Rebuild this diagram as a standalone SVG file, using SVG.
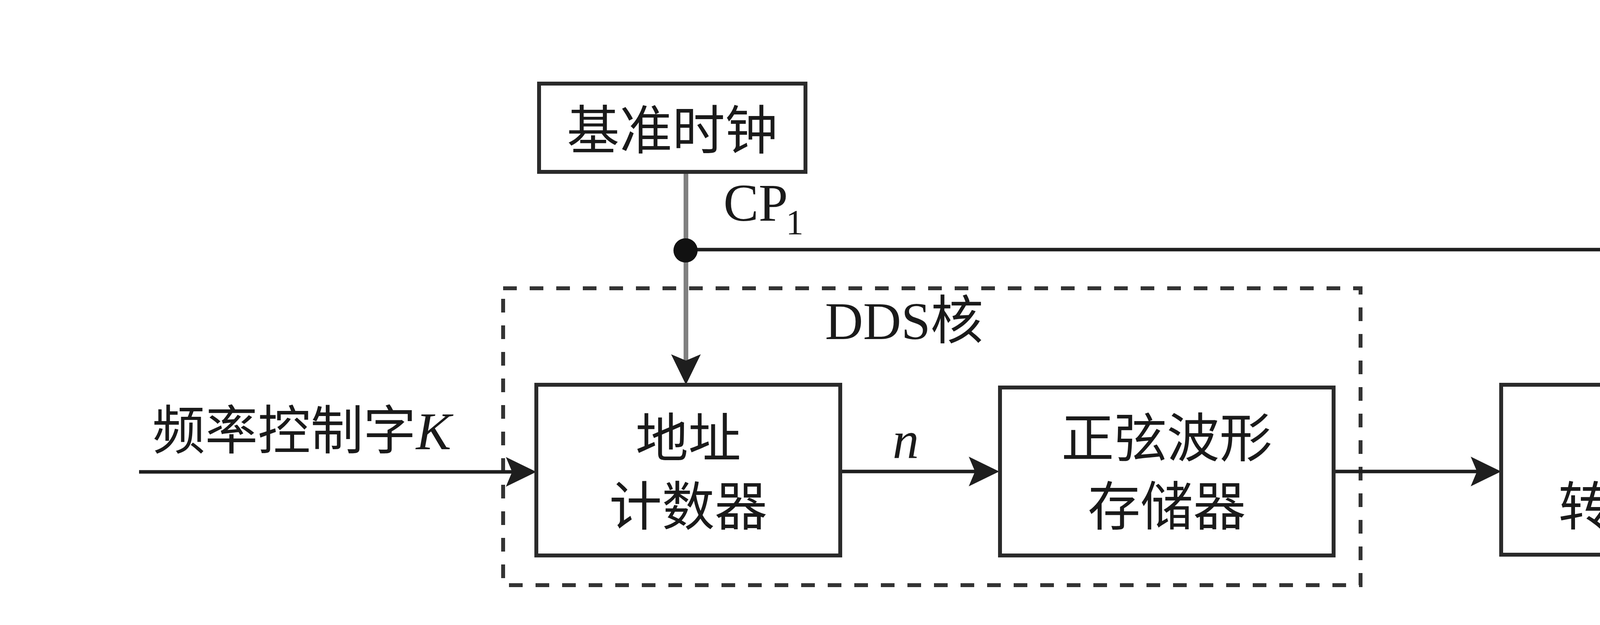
<svg xmlns="http://www.w3.org/2000/svg" width="6664" height="1600" viewBox="0 0 6664 1600">
<style>
.box{fill:#fff;stroke:#2a2a2a;stroke-width:10}
.ln{fill:none;stroke:#1e1e1e;stroke-width:9}
.gray{fill:none;stroke:#808080;stroke-width:12}
.dash{fill:none;stroke:#333;stroke-width:10;stroke-dasharray:35 33}
.t{font-family:"Liberation Serif","Noto Sans CJK SC",serif;font-size:135px;fill:#1a1a1a}
.c{text-anchor:middle}
.i{font-style:italic}
</style>
<defs>
<marker id="arr" markerUnits="userSpaceOnUse" markerWidth="90" markerHeight="90" viewBox="-60 -45 90 90" refX="0" refY="0" orient="auto">
<path d="M25,0 L-53,-38 L-37,0 L-53,38 Z" fill="#1e1e1e"/>
</marker>
</defs>
<rect width="6664" height="1600" fill="#fff"/>
<g id="dds-core">
<rect class="dash" x="1288" y="738" width="2195" height="760"/>
<text class="t" x="2112" y="868">DDS核</text>
</g>
<g id="connectors">
<path class="gray" d="M1756,440 V960" marker-end="url(#arr)"/>
<path class="ln" d="M1755,639 H4197 V960" marker-end="url(#arr)"/>
<path class="ln" d="M356,1208 H1348" marker-end="url(#arr)"/>
<path class="ln" d="M2151,1207 H2533" marker-end="url(#arr)"/>
<path class="ln" d="M3414,1207 H3818" marker-end="url(#arr)"/>
<path class="ln" d="M4541,1207 H4936" marker-end="url(#arr)"/>
<path class="ln" d="M5663,1214 H6076" marker-end="url(#arr)"/>
<circle cx="1755" cy="641" r="31" fill="#111"/>
<text class="t" x="1852" y="565">CP<tspan font-size="90" x="2012" y="600">1</tspan></text>
<text class="t" x="390" y="1150">频率控制字<tspan class="i">K</tspan></text>
<text class="t i" x="2285" y="1172" font-size="140">n</text>
<text class="t" x="5686" y="1125">正弦信号</text>
<text class="t i" x="5927" y="1408">v<tspan font-size="90" y="1442" font-style="normal">o</tspan></text>
</g>
<g id="clock">
<rect class="box" x="1380" y="214" width="682" height="226"/>
<text class="t c" x="1721" y="382">基准时钟</text>
</g>
<g id="counter">
<rect class="box" x="1373" y="985" width="778" height="437"/>
<text class="t c" x="1762" y="1170">地址</text>
<text class="t c" x="1762" y="1345">计数器</text>
</g>
<g id="rom">
<rect class="box" x="2560" y="992" width="854" height="430"/>
<text class="t c" x="2987" y="1170">正弦波形</text>
<text class="t c" x="2987" y="1345">存储器</text>
</g>
<g id="dac">
<rect class="box" x="3843" y="985" width="698" height="435"/>
<text class="t c" x="4192" y="1170">DA</text>
<text class="t c" x="4192" y="1345">转换器</text>
</g>
<g id="lpf">
<rect class="box" x="4961" y="985" width="702" height="435"/>
<text class="t c" x="5312" y="1178">低通</text>
<text class="t c" x="5312" y="1350">滤波器</text>
</g>
</svg>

***

• **DIRECTIVE**: Reproduce the whole listing word for word, setting aside any pictures.

• **REPLY**:
Rebuild this diagram as a standalone SVG file, using SVG.
<svg xmlns="http://www.w3.org/2000/svg" width="6664" height="1600" viewBox="0 0 6664 1600">
<style>
.box{fill:#fff;stroke:#2a2a2a;stroke-width:10}
.ln{fill:none;stroke:#1e1e1e;stroke-width:9}
.gray{fill:none;stroke:#808080;stroke-width:12}
.dash{fill:none;stroke:#333;stroke-width:10;stroke-dasharray:35 33}
.t{font-family:"Liberation Serif","Noto Sans CJK SC",serif;font-size:135px;fill:#1a1a1a}
.c{text-anchor:middle}
.i{font-style:italic}
</style>
<defs>
<marker id="arr" markerUnits="userSpaceOnUse" markerWidth="90" markerHeight="90" viewBox="-60 -45 90 90" refX="0" refY="0" orient="auto">
<path d="M25,0 L-53,-38 L-37,0 L-53,38 Z" fill="#1e1e1e"/>
</marker>
</defs>
<rect width="6664" height="1600" fill="#fff"/>
<g id="dds-core">
<rect class="dash" x="1288" y="738" width="2195" height="760"/>
<text class="t" x="2112" y="868">DDS核</text>
</g>
<g id="connectors">
<path class="gray" d="M1756,440 V960" marker-end="url(#arr)"/>
<path class="ln" d="M1755,639 H4197 V960" marker-end="url(#arr)"/>
<path class="ln" d="M356,1208 H1348" marker-end="url(#arr)"/>
<path class="ln" d="M2151,1207 H2533" marker-end="url(#arr)"/>
<path class="ln" d="M3414,1207 H3818" marker-end="url(#arr)"/>
<path class="ln" d="M4541,1207 H4936" marker-end="url(#arr)"/>
<path class="ln" d="M5663,1214 H6076" marker-end="url(#arr)"/>
<circle cx="1755" cy="641" r="31" fill="#111"/>
<text class="t" x="1852" y="565">CP<tspan font-size="90" x="2012" y="600">1</tspan></text>
<text class="t" x="390" y="1150">频率控制字<tspan class="i">K</tspan></text>
<text class="t i" x="2285" y="1172" font-size="140">n</text>
<text class="t" x="5686" y="1125">正弦信号</text>
<text class="t i" x="5927" y="1408">v<tspan font-size="90" y="1442" font-style="normal">o</tspan></text>
</g>
<g id="clock">
<rect class="box" x="1380" y="214" width="682" height="226"/>
<text class="t c" x="1721" y="382">基准时钟</text>
</g>
<g id="counter">
<rect class="box" x="1373" y="985" width="778" height="437"/>
<text class="t c" x="1762" y="1170">地址</text>
<text class="t c" x="1762" y="1345">计数器</text>
</g>
<g id="rom">
<rect class="box" x="2560" y="992" width="854" height="430"/>
<text class="t c" x="2987" y="1170">正弦波形</text>
<text class="t c" x="2987" y="1345">存储器</text>
</g>
<g id="dac">
<rect class="box" x="3843" y="985" width="698" height="435"/>
<text class="t c" x="4192" y="1170">DA</text>
<text class="t c" x="4192" y="1345">转换器</text>
</g>
<g id="lpf">
<rect class="box" x="4961" y="985" width="702" height="435"/>
<text class="t c" x="5312" y="1178">低通</text>
<text class="t c" x="5312" y="1350">滤波器</text>
</g>
</svg>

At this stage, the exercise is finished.